I will second the mention not to chain it down on the trailer jack.

I would also nail some scotch boards behind and in front of the tires. I would use the longer trailer. Better to have too much than not enough. You need the weight forward of the axels, or at least over the front axel. No need to risk the trailer trying to pass you or having to readjust the weight at a truck stop.


----------



## gearhartfarms82 (May 10, 2015)

Way i hauled mine 348 deere was two loaders

Forks under tires and a chain on 1 of the loaders to hold front up lift and back trailer under baler. Set the whole baller on blocks for support chain down and fly down the road. There pretty easy to haul and load. Happy travels.


----------



## shortrow (Feb 21, 2012)

I loaded my NH super 69 many many moons ago with a JD 510 backhoe. Best advice is to take your time and use yer head.


----------



## DaveW (Sep 12, 2015)

Thanks to all for your advice. I got the NH 269W baler home from south of Salem, Oregon to Boise in grand style.

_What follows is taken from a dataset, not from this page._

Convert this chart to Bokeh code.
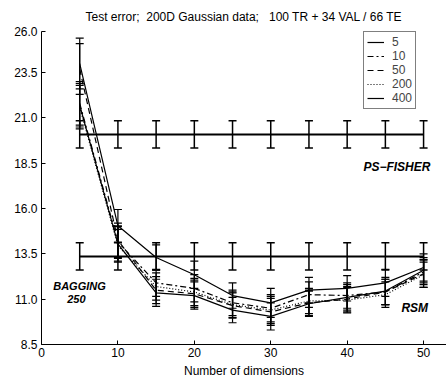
from bokeh.plotting import figure
from bokeh.models import (ColumnDataSource, Whisker, TeeHead, FixedTicker, Legend, LegendItem,
                          Range1d)
from bokeh.core.properties import value
from bokeh.embed import file_html
from bokeh.resources import INLINE

# ---- data ----
dims = [5, 10, 15, 20, 25, 30, 35, 40, 45, 50]
series_names = ["5", "10", "50", "200", "400"]
rsm_5 = [24.0, 15.05, 13.3, 12.35, 11.2, 10.8, 11.5, 11.6, 11.9, 12.75]
rsm_10 = [21.8, 14.15, 11.9, 11.6, 10.8, 10.5, 11.25, 11.2, 11.4, 12.5]
rsm_50 = [23.7, 14.25, 11.5, 11.3, 10.65, 10.3, 10.8, 11.0, 11.4, 12.4]
rsm_200 = [21.6, 13.95, 11.7, 11.4, 10.7, 10.4, 10.9, 10.95, 11.25, 12.35]
rsm_400 = [21.7, 14.05, 11.35, 11.2, 10.4, 10.05, 10.75, 11.1, 11.45, 12.6]
err_5 = [1.4, 0.9, 0.7, 0.75, 0.7, 0.8, 0.7, 0.7, 0.75, 0.75]
err_10 = [1.2, 0.9, 0.75, 0.75, 0.7, 0.75, 0.7, 0.7, 0.7, 0.7]
err_50 = [1.4, 0.95, 0.75, 0.75, 0.7, 0.75, 0.7, 0.7, 0.7, 0.75]
err_200 = [1.2, 0.9, 0.75, 0.75, 0.7, 0.75, 0.7, 0.7, 0.7, 0.7]
err_400 = [1.2, 0.95, 0.75, 0.75, 0.7, 0.75, 0.7, 0.7, 0.75, 0.7]
ps_fisher_mean = 20.09
ps_fisher_err = 0.75
bagging_mean = 13.36
bagging_err = 0.75
y_top = 25.77
y_ticks = [8.5, 11.0, 13.5, 16.0, 18.5, 21.0, 23.5, y_top]
y_tick_labels = ["8.5", "11.0", "13.5", "16.0", "18.5", "21.0", "23.5", "26.0"]
x_ticks = [0, 10, 20, 30, 40, 50]

FONT = "Liberation Sans"
NB = "\u00a0"

p = figure(width=446, height=383, output_backend="svg", toolbar_location=None,
           x_range=Range1d(0, 53.0), y_range=Range1d(8.5, y_top),
           min_border_left=41, min_border_right=0, min_border_top=31, min_border_bottom=39)
p.title.text = f"Test error;{NB}{NB}200D Gaussian data;{NB}{NB}{NB}100 TR + 34 VAL / 66 TE"
p.title.text_font = FONT
p.title.text_font_size = "12px"
p.title.text_font_style = "normal"
p.title.text_color = "black"
p.title.align = "center"
p.title.standoff = 15
p.outline_line_color = None
p.grid.visible = False
p.background_fill_color = "white"

for ax in (p.xaxis[0], p.yaxis[0]):
    ax.major_tick_in = 4
    ax.major_tick_out = 0
    ax.minor_tick_in = 0
    ax.minor_tick_out = 0
    ax.axis_line_color = "black"
    ax.axis_line_width = 1
    ax.major_tick_line_color = "black"
    ax.major_label_text_font = FONT
    ax.major_label_text_font_size = "12px"
    ax.major_label_text_color = "black"
p.yaxis[0].ticker = FixedTicker(ticks=y_ticks)
p.yaxis[0].major_label_overrides = {t: s for t, s in zip(y_ticks, y_tick_labels)}
p.yaxis[0].major_label_standoff = 4
p.xaxis[0].ticker = FixedTicker(ticks=x_ticks)
p.xaxis[0].major_label_standoff = 3
p.xaxis[0].axis_label = "Number of dimensions"
p.xaxis[0].axis_label_text_font = FONT
p.xaxis[0].axis_label_text_font_size = "12px"
p.xaxis[0].axis_label_text_font_style = "normal"
p.xaxis[0].axis_label_text_color = "black"
p.xaxis[0].axis_label_standoff = 4

def add_whisker(xs, ys, es, width):
    src = ColumnDataSource(dict(x=xs, lo=[y - e for y, e in zip(ys, es)], hi=[y + e for y, e in zip(ys, es)]))
    w = Whisker(source=src, base="x", lower="lo", upper="hi", line_color="black", line_width=width,
                upper_head=TeeHead(size=8, line_color="black", line_width=width),
                lower_head=TeeHead(size=8, line_color="black", line_width=width))
    p.add_layout(w)

# reference lines
for mean, err in ((ps_fisher_mean, ps_fisher_err), (bagging_mean, bagging_err)):
    ys = [mean] * len(dims)
    p.line(dims, ys, line_color="black", line_width=2)
    add_whisker(dims, ys, [err] * len(dims), 1.5)

styles = ["solid", "dashdot", "dashed", "dotted", "solid"]
dash_map = {"solid": "solid", "dashdot": "6 3 2 3", "dashed": "6 4", "dotted": "1 2"}
all_series = [rsm_5, rsm_10, rsm_50, rsm_200, rsm_400]
all_err = [err_5, err_10, err_50, err_200, err_400]
items = []
for name, ys, es, st in zip(series_names, all_series, all_err, styles):
    r = p.line(dims, ys, line_color="black", line_width=1.2, line_dash=dash_map[st])
    add_whisker(dims, ys, es, 1.2)
    items.append(LegendItem(label=name, renderers=[r]))

legend = Legend(items=items, location=(322, 235), border_line_color="black", border_line_width=1.5,
                label_text_font=FONT, label_text_font_size="12px", glyph_width=17, glyph_height=14,
                label_height=14, spacing=0, padding=3, margin=0, label_standoff=8,
                background_fill_alpha=1)
p.add_layout(legend, "center")

def add_text(x, y, txt, align, size):
    p.text(x=[x], y=[y], text=[txt], text_align=align, text_baseline="middle",
           text_font=value(FONT), text_font_size=size, text_font_style="bold italic",
           text_color="black")

add_text(50.9, 18.27, "PS\u2212FISHER", "right", "12px")
add_text(1.53, 11.73, "BAGGING", "left", "11px")
add_text(3.36, 11.01, "250", "left", "11px")
add_text(47.1, 10.54, "RSM", "left", "12px")

open("out.html", "w").write(file_html(p, INLINE))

The farmer had a small creek/swale that we put the trailer wheels into, and with the steel ramps that came with the rental trailer (20 feet, heavy as a battleship), he backed the baler right onto the bed, using his tractor--it was almost level, just a slight incline.

We then used my floor jack to jack the baler up a tad, and slipped two 12 inch wooden blocks I built, under the axle (which sits 10 inches above the ground). Then chained it down tight, front and back. I then toe-nailed the wooden blocks into the wooden trailer bed, and added some more cam-lock straps to the sides here and there, and it rode happy as a baby all the way home.

Now I'm getting familiar with the baler, cleaning it up. Thanks again!


----------